### OBJECTIVE:
Starting at the top of the listing, extract every line up to and including the one with "ax = fig.add_axes([0.1435, 0.170, 0.8245, 0.777])". Pictures stay out of the copy.
-- BEGIN DATASET EXCERPT --
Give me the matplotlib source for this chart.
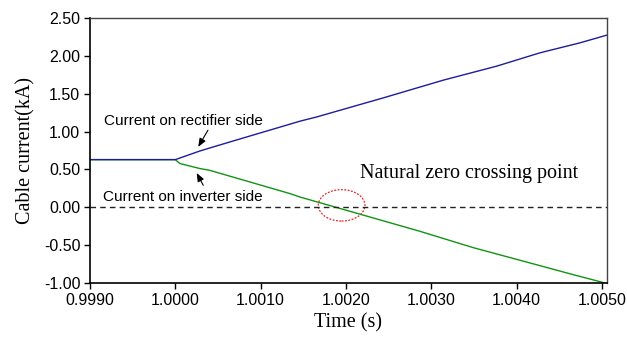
import matplotlib

matplotlib.use("Agg")
import matplotlib.pyplot as plt
from matplotlib.patches import Ellipse
from matplotlib.ticker import FormatStrFormatter, MultipleLocator

# time (s) and cable current (kA)
t_rect = [0.9990, 1.0000, 1.00029, 1.00068, 1.001462, 1.001658, 1.002439,
          1.003142, 1.003768, 1.004275, 1.004744, 1.00506]
i_rect = [0.63, 0.63, 0.745, 0.877, 1.138, 1.194, 1.446,
          1.680, 1.865, 2.041, 2.173, 2.275]

t_inv = [0.9990, 1.0000, 1.000055, 1.00029, 1.00040, 1.001345, 1.001462,
         1.002869, 1.003494, 1.004119, 1.004666, 1.004999, 1.00506]
i_inv = [0.63, 0.63, 0.578, 0.512, 0.490, 0.181, 0.136,
         -0.317, -0.533, -0.723, -0.890, -0.988, -1.010]

zero_cross = (1.00195, 0.026)

sans = "Liberation Sans"
serif = "Liberation Serif"

fig = plt.figure(figsize=(6.27, 3.41), dpi=100)
ax = fig.add_axes([0.1435, 0.170, 0.8245, 0.777])

ax.plot(t_inv, i_inv, color="#129412", lw=1.0)
ax.plot(t_rect, i_rect, color="#1c1c9c", lw=1.0)
ax.axhline(0, color="#222222", lw=1.0, ls=(0, (4, 3)))

ax.add_patch(Ellipse(zero_cross, 0.000547, 0.415, fill=False,
                     ec="#ee2222", lw=0.9, ls=(0, (1.5, 1.2))))

ax.set_xlim(0.9990, 1.00506)
ax.set_ylim(-1.0, 2.5)
ax.xaxis.set_major_locator(MultipleLocator(0.001))
ax.yaxis.set_major_locator(MultipleLocator(0.5))
ax.xaxis.set_major_formatter(FormatStrFormatter("%.4f"))
ax.yaxis.set_major_formatter(FormatStrFormatter("%.2f"))
ax.tick_params(direction="out", length=4, width=1, labelsize=11.5, pad=3)
for lab in ax.get_xticklabels() + ax.get_yticklabels():
    lab.set_family(sans)

for side in ("left", "bottom"):
    ax.spines[side].set_color("black")
    ax.spines[side].set_linewidth(1.2)
for side in ("top", "right"):
    ax.spines[side].set_color("#444444")
    ax.spines[side].set_linewidth(1.0)

ax.set_xlabel("Time (s)", family=serif, fontsize=14.5, labelpad=4)
ax.set_ylabel("Cable current(kA)", family=serif, fontsize=14.5, labelpad=6)

arrow = dict(arrowstyle="-|>,head_length=0.5,head_width=0.2",
             color="black", lw=0.8, shrinkA=0, shrinkB=0)
ax.text(1.00009, 1.138, "Current on rectifier side", ha="center",
        va="center", family=sans, fontsize=11)
ax.annotate("", xy=(1.000269, 0.798), xytext=(1.000383, 1.019),
            arrowprops=arrow)
ax.text(1.00009, 0.139, "Current on inverter side", ha="center",
        va="center", family=sans, fontsize=11)
ax.annotate("", xy=(1.000251, 0.454), xytext=(1.000328, 0.291),
            arrowprops=arrow)
ax.text(1.003443, 0.443, "Natural zero crossing point", ha="center",
        va="center", family=serif, fontsize=14.5)

fig.savefig("out.png", dpi=100)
-- END DATASET EXCERPT --
### WRITTEN ANSWER:
Give me the matplotlib source for this chart.
import matplotlib

matplotlib.use("Agg")
import matplotlib.pyplot as plt
from matplotlib.patches import Ellipse
from matplotlib.ticker import FormatStrFormatter, MultipleLocator

# time (s) and cable current (kA)
t_rect = [0.9990, 1.0000, 1.00029, 1.00068, 1.001462, 1.001658, 1.002439,
          1.003142, 1.003768, 1.004275, 1.004744, 1.00506]
i_rect = [0.63, 0.63, 0.745, 0.877, 1.138, 1.194, 1.446,
          1.680, 1.865, 2.041, 2.173, 2.275]

t_inv = [0.9990, 1.0000, 1.000055, 1.00029, 1.00040, 1.001345, 1.001462,
         1.002869, 1.003494, 1.004119, 1.004666, 1.004999, 1.00506]
i_inv = [0.63, 0.63, 0.578, 0.512, 0.490, 0.181, 0.136,
         -0.317, -0.533, -0.723, -0.890, -0.988, -1.010]

zero_cross = (1.00195, 0.026)

sans = "Liberation Sans"
serif = "Liberation Serif"

fig = plt.figure(figsize=(6.27, 3.41), dpi=100)
ax = fig.add_axes([0.1435, 0.170, 0.8245, 0.777])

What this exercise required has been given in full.